Late afternoon of the blue moon, I walked silently into my newly crafted Fairly Garden, a small wedge of our property that I have filled with containers of flowers and vegetable and a long row of sunflowers. I carried my pipe, and all our many prayers for this moon. At my sides, flanking me, I could feel the magic and the love of She Who Heals and Becomes Her Vision, the two Clan Mothers I am honoring this month.
I set up the pipe and tobacco on an old braided rug in the Fairy Garden. At my feet snaked two wandering vines of cucumber and winter squash. Behind me was the wall of sunflowers.
Many prayers were sent this month. The pipe was overflowing with sacred tobacco, and the brisk, warm breeze that kicked up the moment I sat down in the garden grabbed the sparks from the match and sent the blue smoke up and curling in a thick billow from the bowl of the pipe. As I smoked, I continued praying, watching the breeze change its westerly breath and begin swirling all around me, even ground and skyward. Clearly, all of the spirits of the seven sacred directions showed me their presence and their agreement, catching the smoke and hurling it skyward to Grandfather and Mystery. I smoked for a very long time. The tobacco and the pipe did not want to stop. When they finally completed their last breath, my final prayer was for the healing of my own cranky and vengeful heart.
“Daughter,” the spirits whispered on the warm afternoon wind, “Let go. Let go again and again and again. Let go to live. Let go and let change move and do its work. The magic of your forest lives whether you are there or not. The frogs will find new sanctuary. They are not yours to tend, nor to fret about. They have their own soul’s journey. Let go. And let go again. The bile in your stomach hurts no one but you. Bless the new owners of your old house, and reflect on the feelings that blossom in the spirit of blessing.”
What could I do but cry? So I bent over the pipe in tears, asking, begging the spirits to please show themselves to me so that I could find strength and forgiveness in my heart for a world gone mad with human folly and hard-heartedness. Just a tiny sign, I asked. I don’t need lightening bolts. Just a tiny sign.
With that, I carefully wrapped up the pipe and placed it back in the wolf bag that carries it. I went back into the house, my eyes glazed from tears and smoke, and then hurried back into the Fairly Garden to clip some herbs and chard for supper.

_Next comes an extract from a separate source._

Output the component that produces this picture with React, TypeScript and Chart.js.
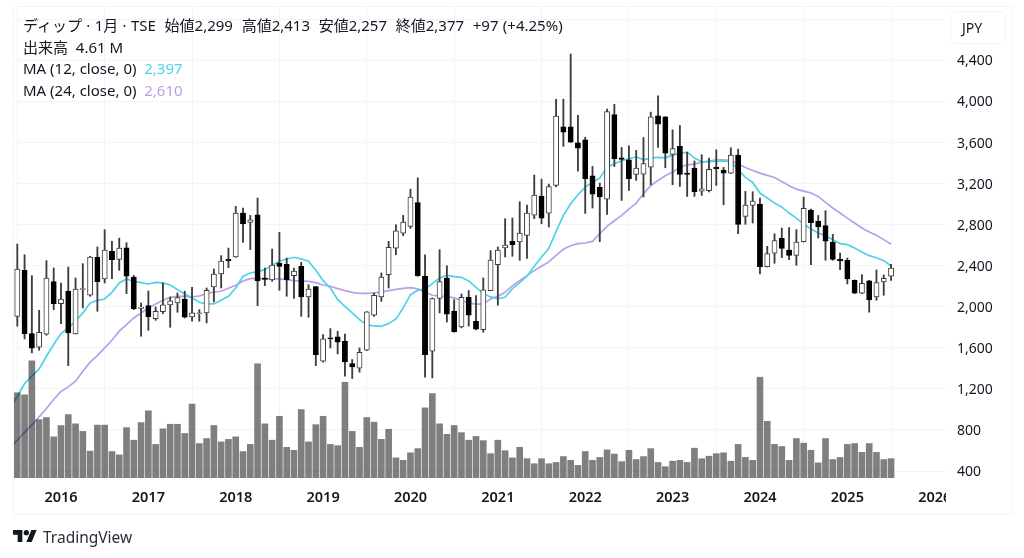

I have no adequate words for what happened next. It was too sweet, too tender, and too humbling: Spirit, quickly responding to my urgent request. Spirit sending me my tiny sign: Between my outstretched fingers, my hand reaching for a chard leaf, an emerald green peeper frog leaps and lands on a squash leaf next to my thumb. He turns and faces me, and I am so close I can see the brown, hair-thin eye-liner slanting back from his tiny golden eyes. “Frog Queen,” he calls me.
“Let change move and do its work,” spirit had said, and on Saturday afternoon, I let go and let go again as another big change surged through me. On this day, our 5th wedding anniversary, Carter’s son, daughter-in-law, and grandbaby rolled into our driveway with all their belongings plus Toby, the chi-wiener dog, to start their new life in Washington. They were the reason for our move to the Northwest, and now they are here, too, lock, stock, and barrel. Until they find work and a place to live, they will be staying with us in the tiny blue house that is now full to the rafters with people, dogs, and more activity than Carter and I have witnessed in our five years of marriage.

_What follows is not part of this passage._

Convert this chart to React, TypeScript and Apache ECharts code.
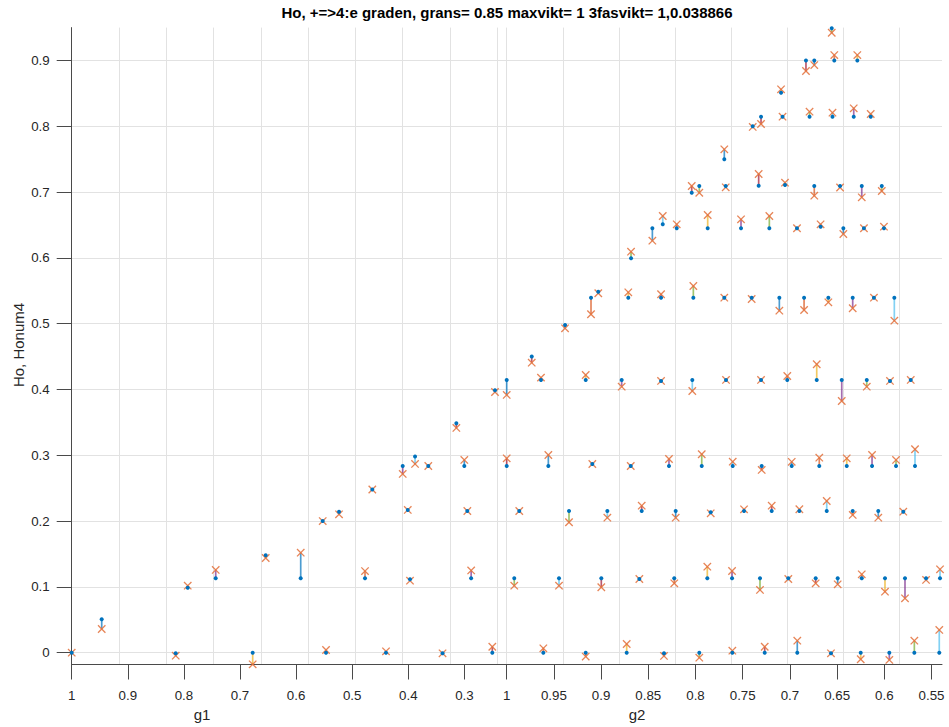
import React, { useEffect, useRef } from "react";
import * as echarts from "echarts";

// ---------- data ----------
const TITLE = "Ho, +=>4:e graden, grans= 0.85 maxvikt= 1 3fasvikt= 1,0.038866";
const Y_NAME = "Ho, Honum4";

const g1Ticks = [1, 0.9, 0.8, 0.7, 0.6, 0.5, 0.4, 0.3];
const g2Ticks = [1, 0.95, 0.9, 0.85, 0.8, 0.75, 0.7, 0.65, 0.6, 0.55];
const yTicks = [0, 0.1, 0.2, 0.3, 0.4, 0.5, 0.6, 0.7, 0.8, 0.9];
const g2GridLines = [1, 0.9406, 0.8812, 0.8218, 0.7624, 0.703, 0.6436, 0.5842];

// g1 part
const g1Pos = [1, 0.9465, 0.8146, 0.7932, 0.7433, 0.6774, 0.6542, 0.5918, 0.5467, 0.5526, 0.5235, 0.4772, 0.4642,
  0.4398, 0.41, 0.401, 0.397, 0.388, 0.3644, 0.339, 0.3144, 0.3002, 0.2948, 0.288, 0.2503, 0.2455];
const g1Ho = [0, 0.0507, -0.001, 0.0988, 0.113, 0, 0.148, 0.113, 0, 0.2, 0.2143, 0.113, 0.248,
  0, 0.2837, 0.2169, 0.1115, 0.298, 0.2837, -0.001, 0.3486, 0.2837, 0.2153, 0.113, 0, 0.3988];
const g1Honum4 = [0, 0.036, -0.0046, 0.1018, 0.1257, -0.0177, 0.1439, 0.152, 0.004, 0.2, 0.2103, 0.124, 0.248,
  0.002, 0.2716, 0.2169, 0.1094, 0.2868, 0.2837, -0.001, 0.3415, 0.2929, 0.2153, 0.125, 0.009, 0.3962];
const g1Stem = [0, 0, 1, 2, 3, 2, 4, 0, 5, 6, 0, 1, 2, 2, 3, 4, 5, 5, 6, 0, 6, 0, 1, 3, 6, 0];

// g2 part (rows by level)
const g2Pos = [
  0.9612, 0.9163, 0.8729, 0.8334, 0.796, 0.761, 0.7267, 0.6922, 0.6565, 0.625, 0.5947, 0.5682, 0.5418,
  0.992, 0.9446, 0.8998, 0.8595, 0.8225, 0.7875, 0.7613, 0.7317, 0.7017, 0.6727, 0.6494, 0.6239, 0.5993, 0.5781, 0.5558, 0.541,
  0.9867, 0.934, 0.8934, 0.857, 0.821, 0.7839, 0.7486, 0.7193, 0.69, 0.661, 0.6335, 0.6064, 0.5799,
  1.0, 0.9559, 0.9093, 0.8686, 0.8281, 0.7934, 0.7606, 0.7299, 0.6981, 0.6689, 0.6398, 0.613, 0.5876, 0.5675,
  1.0, 0.9735, 0.9637, 0.9163, 0.8782, 0.8365, 0.8034, 0.7677, 0.7306, 0.7028, 0.6716, 0.6451, 0.6186, 0.594, 0.572,
  0.9382, 0.9107, 0.903, 0.8712, 0.8365, 0.8023, 0.7695, 0.7405, 0.7112, 0.685, 0.6593, 0.6335, 0.611, 0.5894,
  0.8683, 0.8457, 0.8347, 0.8199, 0.7871, 0.7518, 0.7218, 0.6925, 0.6675, 0.6434, 0.6216, 0.6004,
  0.804, 0.796, 0.768, 0.7331, 0.7052, 0.6742, 0.6469, 0.6239, 0.6027,
  0.7695, 0.7394, 0.7306, 0.7094, 0.7078, 0.6792, 0.6549, 0.6324, 0.6144, 0.683, 0.6742, 0.653, 0.6286, 0.6557,
];
const g2Ho = [
  0, 0, 0, -0.001, 0, 0, 0, 0, -0.001, 0, 0, 0, 0,
  0.113, 0.113, 0.113, 0.112, 0.113, 0.113, 0.113, 0.113, 0.113, 0.113, 0.113, 0.113, 0.113, 0.113, 0.113, 0.113,
  0.2153, 0.2153, 0.2153, 0.2153, 0.2153, 0.2133, 0.2153, 0.2153, 0.2153, 0.2153, 0.2153, 0.2153, 0.2143,
  0.2837, 0.2837, 0.2867, 0.2837, 0.2837, 0.2837, 0.2837, 0.2837, 0.2837, 0.2837, 0.2837, 0.2837, 0.2837, 0.2837,
  0.4145, 0.45, 0.4145, 0.4145, 0.4145, 0.413, 0.4145, 0.4145, 0.4145, 0.4145, 0.4145, 0.4145, 0.4145, 0.413, 0.4145,
  0.498, 0.5395, 0.5486, 0.5395, 0.5395, 0.5395, 0.5395, 0.5395, 0.5395, 0.5395, 0.5395, 0.5395, 0.5395, 0.5395,
  0.5994, 0.645, 0.651, 0.645, 0.645, 0.645, 0.645, 0.645, 0.6474, 0.645, 0.645, 0.645,
  0.699, 0.7093, 0.7093, 0.7097, 0.7108, 0.7093, 0.7093, 0.7093, 0.7093,
  0.7498, 0.8, 0.8146, 0.851, 0.8146, 0.8146, 0.8146, 0.8146, 0.8146, 0.9, 0.9, 0.9, 0.9, 0.949,
];
const g2Honum4 = [
  0.0066, -0.006, 0.0132, -0.005, -0.0076, 0.003, 0.009, 0.0182, -0.001, -0.01, -0.011, 0.0182, 0.0345,
  0.1018, 0.1018, 0.0994, 0.112, 0.1054, 0.1307, 0.1241, 0.0953, 0.112, 0.1054, 0.1039, 0.119, 0.0927, 0.0826, 0.1105, 0.1267,
  0.2153, 0.1982, 0.2052, 0.2234, 0.2052, 0.2118, 0.2179, 0.2234, 0.218, 0.2305, 0.2093, 0.2052, 0.2143,
  0.2954, 0.3004, 0.2867, 0.2837, 0.2943, 0.3015, 0.2903, 0.2777, 0.29, 0.2964, 0.2954, 0.3004, 0.2929, 0.3091,
  0.3917, 0.4407, 0.418, 0.422, 0.4043, 0.413, 0.3977, 0.4145, 0.4145, 0.4205, 0.4383, 0.3825, 0.4043, 0.413, 0.4145,
  0.493, 0.5143, 0.5462, 0.5477, 0.5447, 0.5573, 0.5395, 0.5375, 0.5198, 0.5208, 0.5325, 0.5234, 0.5395, 0.5046,
  0.6094, 0.6262, 0.6637, 0.651, 0.6652, 0.6586, 0.6637, 0.645, 0.651, 0.6363, 0.645, 0.6474,
  0.7093, 0.699, 0.7073, 0.7275, 0.7143, 0.6945, 0.707, 0.6921, 0.7017,
  0.765, 0.799, 0.8035, 0.8562, 0.8146, 0.8222, 0.8207, 0.8273, 0.8187, 0.884, 0.8931, 0.9083, 0.9083, 0.9422,
];
const g2Stem = [
  1, 1, 2, 3, 4, 5, 6, 0, 1, 2, 3, 4, 5,
  4, 5, 6, 0, 1, 2, 3, 4, 5, 6, 0, 1, 2, 3, 4, 5,
  3, 4, 5, 6, 0, 1, 2, 6, 4, 5, 1, 0, 2,
  6, 0, 1, 2, 3, 4, 5, 6, 0, 1, 2, 3, 4, 5,
  0, 6, 1, 2, 3, 4, 5, 6, 0, 1, 2, 3, 4, 5, 6,
  0, 1, 0, 2, 3, 4, 5, 6, 0, 1, 2, 3, 4, 5,
  4, 0, 5, 1, 2, 3, 4, 5, 6, 0, 1, 2,
  6, 4, 0, 6, 1, 1, 2, 3, 4,
  0, 1, 6, 2, 3, 4, 5, 3, 4, 6, 0, 1, 2, 4,
];

// ---------- styles ----------
const STEM_COLORS = ["#0072BD", "#D95319", "#EDB120", "#7E2F8E", "#77AC30", "#4DBEEE", "#A2142F"];
const DOT = "#0072BD";
const CROSS = "#E4733F";
const FONT = '"Liberation Sans", Arial, Helvetica, sans-serif';
const AX = "#262626";
const AXLINE = "#4a4a4a";
const GRIDC = "#e2e2e2";

const Y_MIN = -0.018;
const Y_MAX = 0.95;
const G1_MIN = 0.2414;
const G2_MIN = 0.5389;
const G2_MAX = 1.00996;

const fmt = (v: number) => String(+(+v).toFixed(3));

const renderMark = (_params: any, api: any) => {
  const g = api.value(0);
  const a = api.coord([g, api.value(1)]);
  const b = api.coord([g, api.value(2)]);
  const color = STEM_COLORS[api.value(3)];
  const s = 3.7;
  return {
    type: "group",
    children: [
      { type: "line", shape: { x1: a[0], y1: a[1], x2: b[0], y2: b[1] }, style: { stroke: color, lineWidth: 1.7, opacity: 0.7 } },
      { type: "line", shape: { x1: b[0] - s, y1: b[1] - s, x2: b[0] + s, y2: b[1] + s }, style: { stroke: CROSS, lineWidth: 1.3, opacity: 0.88 } },
      { type: "line", shape: { x1: b[0] - s, y1: b[1] + s, x2: b[0] + s, y2: b[1] - s }, style: { stroke: CROSS, lineWidth: 1.3, opacity: 0.88 } },
      { type: "circle", shape: { cx: a[0], cy: a[1], r: 2 }, style: { fill: DOT } },
    ],
  };
};

const buildData = (pos: number[], ho: number[], hn: number[], stem: number[]) =>
  pos.map((p, i) => [p, ho[i], hn[i], stem[i]]);

const mainX = (gridIndex: number, min: number, max: number, ticks: number[]) => ({
  gridIndex,
  type: "value",
  inverse: true,
  min,
  max,
  position: "bottom",
  axisLine: { show: true, onZero: false, lineStyle: { color: AXLINE, width: 1 } },
  axisTick: { show: true, inside: false, length: 15, customValues: ticks, lineStyle: { color: AXLINE, width: 1 } },
  axisLabel: { customValues: ticks, margin: 24, color: AX, fontSize: 13.3, fontFamily: FONT, formatter: fmt },
  splitLine: { show: false },
});

export default function App() {
  const ref = useRef<HTMLDivElement>(null);
  useEffect(() => {
    if (!ref.current) return;
    const chart = echarts.init(ref.current, undefined, { renderer: "svg" });
    const gridTop = 27.6;
    const gridH = 636.9;
    chart.setOption({
      animation: false,
      backgroundColor: "#ffffff",
      grid: [
        { left: 71.7, top: gridTop, width: 425.6, height: gridH },
        { left: 497.3, top: gridTop, width: 444.7, height: gridH },
      ],
      xAxis: [
        mainX(0, G1_MIN, 1, g1Ticks),
        {
          gridIndex: 0, type: "value", position: "top", min: 0, max: 9, interval: 1,
          axisLine: { show: false, onZero: false }, axisTick: { show: false }, axisLabel: { show: false },
          splitLine: { show: true, lineStyle: { color: GRIDC, width: 1 } },
        },
        mainX(1, G2_MIN, G2_MAX, g2Ticks),
        {
          gridIndex: 1, type: "value", position: "top", inverse: true, min: G2_MIN, max: G2_MAX,
          axisLine: { show: false, onZero: false }, axisTick: { show: false, customValues: g2GridLines },
          axisLabel: { show: false },
          splitLine: { show: true, lineStyle: { color: GRIDC, width: 1 } },
        },
      ],
      yAxis: [
        {
          gridIndex: 0, type: "value", min: Y_MIN, max: Y_MAX,
          axisLine: { show: true, onZero: false, lineStyle: { color: AXLINE, width: 1 } },
          axisTick: { show: true, inside: false, length: 15, customValues: yTicks, lineStyle: { color: AXLINE, width: 1 } },
          axisLabel: { customValues: yTicks, margin: 22, color: AX, fontSize: 13.3, fontFamily: FONT, formatter: fmt },
          splitLine: { show: true, lineStyle: { color: GRIDC, width: 1 } },
        },
        {
          gridIndex: 1, type: "value", min: Y_MIN, max: Y_MAX,
          axisLine: { show: false, onZero: false }, axisTick: { show: false, customValues: yTicks },
          axisLabel: { show: false },
          splitLine: { show: true, lineStyle: { color: GRIDC, width: 1 } },
        },
      ],
      series: [
        {
          type: "custom", name: "g1", xAxisIndex: 0, yAxisIndex: 0,
          renderItem: renderMark, encode: { x: 0, y: [1, 2] },
          data: buildData(g1Pos, g1Ho, g1Honum4, g1Stem),
        },
        {
          type: "custom", name: "g2", xAxisIndex: 2, yAxisIndex: 1,
          renderItem: renderMark, encode: { x: 0, y: [1, 2] },
          data: buildData(g2Pos, g2Ho, g2Honum4, g2Stem),
        },
      ],
      graphic: [
        {
          type: "text", x: 507, y: 12,
          style: { text: TITLE, fill: "#000000", font: `bold 15px ${FONT}`, textAlign: "center", textVerticalAlign: "middle" },
        },
        {
          type: "text", x: 18.5, y: 345, rotation: Math.PI / 2,
          style: { text: Y_NAME, fill: AX, font: `15px ${FONT}`, textAlign: "center", textVerticalAlign: "middle" },
        },
        {
          type: "text", x: 202, y: 714,
          style: { text: "g1", fill: AX, font: `15px ${FONT}`, textAlign: "center", textVerticalAlign: "middle" },
        },
        {
          type: "text", x: 637, y: 714,
          style: { text: "g2", fill: AX, font: `15px ${FONT}`, textAlign: "center", textVerticalAlign: "middle" },
        },
      ],
    });
    return () => chart.dispose();
  }, []);
  return (
    <div
      ref={ref}
      style={{ position: "fixed", left: 0, top: 0, width: 949, height: 727, background: "#fff" }}
    />
  );
}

Yesterday evening, I went to the wall of blackberry vines that encircle our property. From the house came the sounds of basketballs bouncing, my granddaughter shouting and giggling, and dogs barking. There at the berry bushes, the sounds seemed far away and the black, heavy berries swayed in silence as I picked and picked. In a house filled with commotion, I am grateful for the silence of the berries, the silence of the trees, the quiet hissing of the pasture grasses as they bend in the evening breeze.
I am grateful for the sound of the one, lone coyote who sang outside my bedroom window late last night. I am grateful for the love of family, and for the new owners of my old house who have enabled me to severe the chord I still held to the past. The enchanted forest is in their hands now, or is it that they are in the hands of the forest? Yes, I think that is how it is, and I am in the hands of the berry bushes, the spirits, and one small, emerald-green frog.